What is the Pioneer fragment?
The Pioneer fragment is a surviving piece of the ancient Farallon tectonic plate that sank into the Earth’s mantle roughly 200 million years ago. It was captured by the Pacific plate around 30 million years ago and has been migrating northward ever since. Scientists confirmed its location beneath northern California using thousands of low-frequency earthquakes detected by sensitive seismometers.
How does the Pioneer fragment affect earthquake risk?
The fragment sits near the Mendocino Triple Junction, where the Pacific, North American, and Gorda plates intersect. Its geometry extends the Cascadia subduction zone’s plate interface farther south than previously mapped, increasing the contact area where stress can accumulate. This means existing seismic hazard models may be underestimating the risk for parts of northern California.
How did scientists find a tectonic fragment buried for 200 million years?
Researchers deployed sensitive seismometers and cataloged thousands of low-frequency earthquakes and deep underground tremors. These subtle seismic signals, usually imperceptible at the surface, revealed the motion and position of distinct rock masses deep below the crust. The findings were published in the journal Science.
What is the Cascadia subduction zone and why is it dangerous?

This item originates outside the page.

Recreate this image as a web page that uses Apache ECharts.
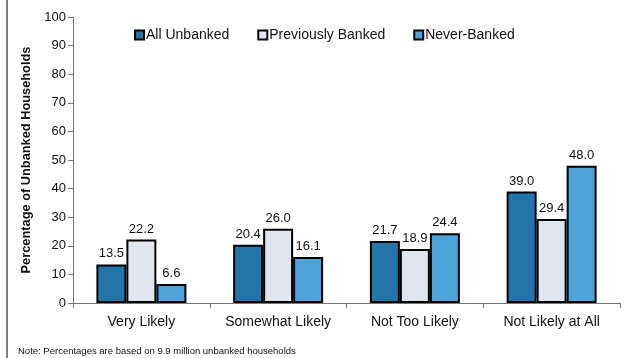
<!DOCTYPE html>
<html><head><meta charset="utf-8">
<script src="https://cdn.jsdelivr.net/npm/echarts@6/dist/echarts.min.js"></script>
<style>html,body{margin:0;padding:0;background:#fff}#c{width:633px;height:358px}</style>
</head><body><div id="c"></div>
<script>
const categories = ["Very Likely", "Somewhat Likely", "Not Too Likely", "Not Likely at All"];
const allUnbanked = [13.5, 20.4, 21.7, 39.0];
const previouslyBanked = [22.2, 26.0, 18.9, 29.4];
const neverBanked = [6.6, 16.1, 24.4, 48.0];
const seriesNames = ["All Unbanked", "Previously Banked", "Never-Banked"];
const colors = ["#2274a9", "#e0e6ee", "#4ea4da"];

const chart = echarts.init(document.getElementById('c'));
const F = 'Liberation Sans, Arial, sans-serif';
function mk(name, data, color) {
  return {
    name, type: 'bar', data, barWidth: 30, barGap: '0%',
    itemStyle: { color, borderColor: '#000', borderWidth: 2 },
    label: { show: true, position: 'top', distance: 4, formatter: p => p.value.toFixed(1), color: '#111', fontFamily: F, fontSize: 13 }
  };
}
chart.setOption({
  animation: false,
  textStyle: { fontFamily: F },
  grid: { left: 73, right: 13, top: 17, bottom: 55, containLabel: false },
  legend: {
    top: 23, left: 129, itemGap: 28, itemWidth: 9, itemHeight: 9,
    icon: 'rect',
    textStyle: { fontFamily: F, fontSize: 14, color: '#111', padding: [0, 0, 0, -3] },
    data: seriesNames
  },
  xAxis: {
    type: 'category', data: categories,
    axisLine: { lineStyle: { color: '#777', width: 1 } },
    axisTick: { show: true, length: 5, lineStyle: { color: '#777' } },
    axisLabel: { fontFamily: F, fontSize: 14, color: '#111', margin: 12, interval: 0 }
  },
  yAxis: {
    type: 'value', min: 0, max: 100, interval: 10,
    name: 'Percentage of Unbanked Households', nameLocation: 'middle', nameGap: 33,
    nameTextStyle: { fontFamily: F, fontSize: 12.8, fontWeight: 'bold', color: '#111' },
    axisLine: { show: true, lineStyle: { color: '#777' } },
    axisTick: { show: true, length: 5, lineStyle: { color: '#777' } },
    splitLine: { show: false },
    axisLabel: { fontFamily: F, fontSize: 13, color: '#111', margin: 7 }
  },
  series: [
    mk(seriesNames[0], allUnbanked, colors[0]),
    mk(seriesNames[1], previouslyBanked, colors[1]),
    mk(seriesNames[2], neverBanked, colors[2])
  ],
  graphic: [
    { type: 'line', shape: { x1: 7, y1: 0, x2: 7, y2: 358 }, style: { stroke: '#000', lineWidth: 1 } },
    { type: 'text', left: 18, top: 346, style: { text: 'Note: Percentages are based on 9.9 million unbanked households', font: '9.5px Liberation Sans, Arial, sans-serif', fill: '#111' } }
  ]
});
</script></body></html>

The Cascadia subduction zone is a fault system running along the Pacific Northwest coast where the Gorda and Juan de Fuca plates slide beneath North America. It is capable of producing earthquakes close to magnitude 9.0, large enough to generate Pacific-wide tsunamis. The last full rupture occurred in January 1700.
How many tectonic plates are now identified beneath western North America?
The new study identifies at least five moving tectonic pieces beneath the region, compared to the three shown on classic maps. These include the Pacific plate, the North American plate, the Gorda plate, the Pioneer fragment, and a detached chunk of the North American plate that is sinking alongside the Gorda plate.